Chase Field umbrella what?!
They are inside. The umbrella was supposed to be for the walk home, probably. (MLB.tv)

It was a dark and stormy night as the Diamondbacks and Padres played at Chase Field on Monday -- and it was so stormy that the domed stadium could not keep everybody dry, even with the retractable roof shut.

Dome, sweet dome?

Wet park!
The pitter-patter of torrential rain on the windows at Chase Field. (MLB.tv)
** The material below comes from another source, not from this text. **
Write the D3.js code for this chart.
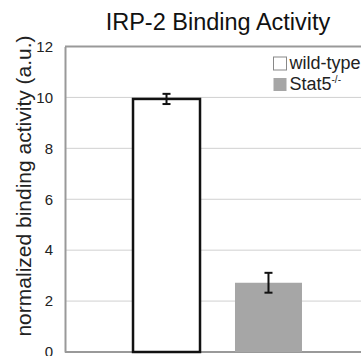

Witnesses note that Chase Field has leaked before, but not quite like this. Torrential rains over downtown Phoenix sprayed fans a section of about 100 seats behind home plate in the first inning. Rain tapered off by the second but runoff kept getting fans wet for a while afterward, the Associated Press reports.

The rain did not affect the game, which the Padres won 10-3.

Chase Field opened in 1998, the D-backs first season in Major League Baseball, so it's not ancient. The roof is made of 9 million pounds of structural steel, and "operates on the same tried-and-true technology found in drawbridges and overhead traveling cranes," according to the dome's web page. A pair of 200-horsepower motors open or close the roof in about four minutes. The D-backs have a retractable roof mostly because of the desert heat, although the clouds obviously still work in Arizona, too.

And the roof is great, it's just, there's a gap in there somewhere.